Written request: Write out the opening lines of the data word for word, up to and including the line with "0.1704, 0.1778, 0.1828];", and leave every picture and every later line out.

Data provided:
[BEGIN]

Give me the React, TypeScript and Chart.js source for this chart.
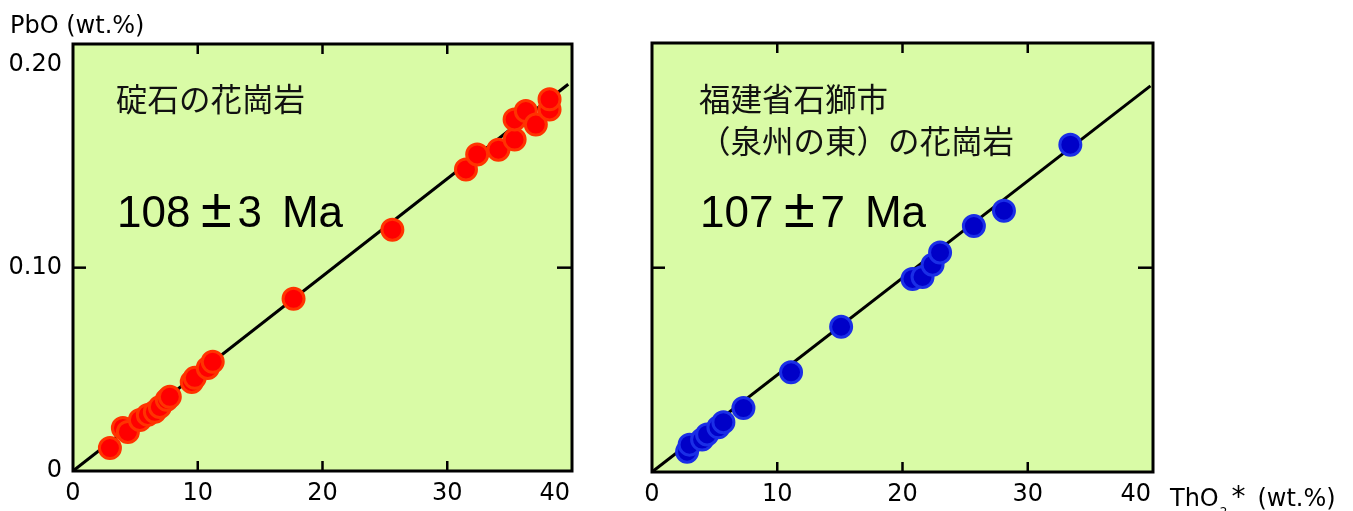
import React, { useEffect, useRef } from 'react';
import { Chart, registerables } from 'chart.js';
Chart.register(...registerables);

// ---- data ----
const xTickValues = [0, 10, 20, 30, 40];
const xTickLabels = ['0', '10', '20', '30', '40'];
const yTickValues = [0, 0.1, 0.2];
const yTickLabels = ['0', '0.10', '0.20'];
const innerXTicks = [10, 20, 30];
const innerYTicks = [0.1];

const redThO2 = [2.96, 4.0, 4.4, 5.36, 6.0, 6.56, 6.96, 7.52, 7.76, 9.52, 9.76, 10.8, 11.2, 17.68, 25.6, 31.5, 32.4, 34.1, 35.4, 35.4, 36.3, 37.1, 38.2, 38.2];
const redPbO = [0.0113, 0.0212, 0.0192, 0.0251, 0.0276, 0.0291, 0.0315, 0.035, 0.0365, 0.0438, 0.0458, 0.0507, 0.0537, 0.0847, 0.1187, 0.1483, 0.1557, 0.158, 0.163, 0.1729, 0.177, 0.1704, 0.1778, 0.1828];

const blueThO2 = [2.8, 3.0, 4.0, 4.4, 5.3, 5.7, 7.3, 11.1, 15.1, 20.8, 21.6, 22.4, 23.0, 25.7, 28.1, 33.4];
const bluePbO = [0.00995, 0.0134, 0.0159, 0.0184, 0.0219, 0.0244, 0.0313, 0.0488, 0.0711, 0.0945, 0.0955, 0.1015, 0.1075, 0.1204, 0.1279, 0.1602];

const fitLeftThO2 = [0, 39.7];
const fitLeftPbO = [0, 0.1902];
const fitRightThO2 = [0, 39.8];
const fitRightPbO = [0, 0.1890];

const leftTitle = '碇石の花崗岩';
const leftAge = ['108', '±', '3', 'Ma'];
const rightTitle1 = '福建省石獅市';
const rightTitle2 = '（泉州の東）の花崗岩';
const rightAge = ['107', '±', '7', 'Ma'];

const BG = '#d9fba6';
const TICK_FONT = { family: 'DejaVu Sans', size: 24 };

const framePlugin = {
  id: 'frame',
  beforeDraw(chart: any) {
    const { ctx, chartArea: a } = chart;
    ctx.save();
    ctx.fillStyle = BG;
    ctx.fillRect(a.left, a.top, a.right - a.left, a.bottom - a.top);
    ctx.restore();
  },
  afterDraw(chart: any) {
    const { ctx, chartArea: a, scales } = chart;
    ctx.save();
    ctx.strokeStyle = '#000';
    ctx.lineWidth = 3;
    ctx.strokeRect(a.left, a.top, a.right - a.left, a.bottom - a.top);
    ctx.lineWidth = 2.5;
    const seg = (x1: number, y1: number, x2: number, y2: number) => {
      ctx.beginPath();
      ctx.moveTo(x1, y1);
      ctx.lineTo(x2, y2);
      ctx.stroke();
    };
    innerXTicks.forEach((v) => {
      const x = scales.x.getPixelForValue(v);
      seg(x, a.bottom, x, a.bottom - 10);
      seg(x, a.top, x, a.top + 10);
    });
    innerYTicks.forEach((v) => {
      const y = scales.y.getPixelForValue(v);
      seg(a.left, y, a.left + 13, y);
      seg(a.right, y, a.right - 15, y);
    });
    // x tick labels (last one kept inside the frame, as in the original)
    ctx.fillStyle = '#000';
    ctx.font = `${TICK_FONT.size}px "${TICK_FONT.family}"`;
    ctx.textBaseline = 'middle';
    xTickValues.forEach((v, i) => {
      const x = scales.x.getPixelForValue(v);
      const last = i === xTickValues.length - 1;
      ctx.textAlign = last ? 'right' : 'center';
      ctx.fillText(xTickLabels[i], last ? x - 2 : x, a.bottom + 23);
    });
    ctx.restore();
  },
};

function makeConfig(o: {
  xs: number[]; ys: number[]; fx: number[]; fy: number[];
  fill: string; border: string; yLabels: boolean;
  padTop: number; padRight: number; yWidth: number; xHeight: number;
}) {
  return {
    type: 'scatter' as const,
    data: {
      datasets: [
        {
          data: o.xs.map((x, i) => ({ x, y: o.ys[i] })),
          backgroundColor: o.fill,
          borderColor: o.border,
          borderWidth: 3,
          pointRadius: 10.5,
          pointStyle: 'circle',
          order: 0,
        },
        {
          data: o.fx.map((x, i) => ({ x, y: o.fy[i] })),
          showLine: true,
          borderColor: '#000',
          borderWidth: 3,
          pointRadius: 0,
          order: 1,
        },
      ],
    },
    options: {
      responsive: false,
      animation: false,
      layout: { padding: { top: o.padTop, right: o.padRight, left: 0, bottom: 0 } },
      plugins: { legend: { display: false }, tooltip: { enabled: false } },
      scales: {
        x: {
          type: 'linear',
          min: 0,
          max: 40,
          grid: { display: false, drawTicks: false },
          border: { display: false },
          afterBuildTicks: (s: any) => { s.ticks = xTickValues.map((v) => ({ value: v })); },
          afterFit: (s: any) => { s.height = o.xHeight; },
          ticks: { display: false },
        },
        y: {
          type: 'linear',
          min: 0,
          max: 0.21,
          grid: { display: false, drawTicks: false },
          border: { display: false },
          afterBuildTicks: (s: any) => { s.ticks = yTickValues.map((v) => ({ value: v })); },
          afterFit: (s: any) => { s.width = o.yWidth; },
          ticks: {
            display: o.yLabels,
            color: '#000',
            font: TICK_FONT,
            padding: 11,
            callback: (_v: any, i: number) => yTickLabels[i],
          },
        },
      },
    },
    plugins: [framePlugin],
  };
}

function ChartCanvas(props: { width: number; height: number; left: number; config: any }) {
  const ref = useRef<HTMLCanvasElement | null>(null);
  useEffect(() => {
    if (!ref.current) return;
    const c = new Chart(ref.current, props.config);
    return () => c.destroy();
  }, []);
  return (
    <canvas
      ref={ref}
      width={props.width}
      height={props.height}
      style={{ position: 'absolute', left: props.left, top: 0, width: props.width, height: props.height, display: 'block' }}
    />
  );
}

const jpStyle: React.CSSProperties = {
  position: 'absolute',
  fontFamily: '"Noto Sans CJK JP", sans-serif',
  fontSize: 31.5,
  lineHeight: 1,
  whiteSpace: 'nowrap',
  color: '#111',
};
const ageStyle: React.CSSProperties = {
  position: 'absolute',
  fontFamily: '"Liberation Sans", Arial, sans-serif',
  fontSize: 44,
  lineHeight: '44px',
  whiteSpace: 'nowrap',
  color: '#000',
};
const axisStyle: React.CSSProperties = {
  position: 'absolute',
  fontFamily: '"DejaVu Sans", sans-serif',
  fontSize: 24,
  lineHeight: 1,
  whiteSpace: 'nowrap',
  color: '#000',
};

function Age(props: { parts: string[]; left: number; top: number }) {
  return (
    <div style={{ ...ageStyle, left: props.left, top: props.top }}>
      {props.parts[0]}
      <span style={{ display: 'inline-block', width: 36, textAlign: 'center', margin: '0 3px 0 8px', fontSize: 56, lineHeight: '44px' }}>{props.parts[1]}</span>
      {props.parts[2]}
      <span style={{ marginLeft: 20 }}>{props.parts[3]}</span>
    </div>
  );
}

export default function App() {
  const leftCfg = makeConfig({
    xs: redThO2, ys: redPbO, fx: fitLeftThO2, fy: fitLeftPbO,
    fill: '#ff0000', border: '#ff3300', yLabels: true,
    padTop: 44, padRight: 28, yWidth: 73, xHeight: 40,
  });
  const rightCfg = makeConfig({
    xs: blueThO2, ys: bluePbO, fx: fitRightThO2, fy: fitRightPbO,
    fill: '#0000c8', border: '#1a2ee6', yLabels: false,
    padTop: 43, padRight: 200, yWidth: 52, xHeight: 39,
  });
  return (
    <div style={{ position: 'fixed', left: 0, top: 0, width: 1353, height: 511, background: '#fff', overflow: 'hidden' }}>
      <ChartCanvas width={600} height={511} left={0} config={leftCfg} />
      <ChartCanvas width={753} height={511} left={600} config={rightCfg} />
      <div style={{ ...axisStyle, left: 10, top: 13 }}>PbO (wt.%)</div>
      <div style={{ ...axisStyle, left: 1170, top: 483 }}>
        ThO<span style={{ fontSize: 12, position: 'relative', top: 10, marginLeft: 1 }}>2</span>
        <span style={{ marginLeft: 4, fontSize: 28 }}>*</span>
        <span style={{ marginLeft: 12 }}>(wt.%)</span>
      </div>
      <div style={{ ...jpStyle, left: 116, top: 82 }}>{leftTitle}</div>
      <Age parts={leftAge} left={117} top={186} />
      <div style={{ ...jpStyle, left: 699, top: 82 }}>{rightTitle1}</div>
      <div style={{ ...jpStyle, left: 699, top: 124 }}>{rightTitle2}</div>
      <Age parts={rightAge} left={700} top={186} />
    </div>
  );
}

[END]

Exercise answer:
Give me the React, TypeScript and Chart.js source for this chart.
import React, { useEffect, useRef } from 'react';
import { Chart, registerables } from 'chart.js';
Chart.register(...registerables);

// ---- data ----
const xTickValues = [0, 10, 20, 30, 40];
const xTickLabels = ['0', '10', '20', '30', '40'];
const yTickValues = [0, 0.1, 0.2];
const yTickLabels = ['0', '0.10', '0.20'];
const innerXTicks = [10, 20, 30];
const innerYTicks = [0.1];

const redThO2 = [2.96, 4.0, 4.4, 5.36, 6.0, 6.56, 6.96, 7.52, 7.76, 9.52, 9.76, 10.8, 11.2, 17.68, 25.6, 31.5, 32.4, 34.1, 35.4, 35.4, 36.3, 37.1, 38.2, 38.2];
const redPbO = [0.0113, 0.0212, 0.0192, 0.0251, 0.0276, 0.0291, 0.0315, 0.035, 0.0365, 0.0438, 0.0458, 0.0507, 0.0537, 0.0847, 0.1187, 0.1483, 0.1557, 0.158, 0.163, 0.1729, 0.177, 0.1704, 0.1778, 0.1828];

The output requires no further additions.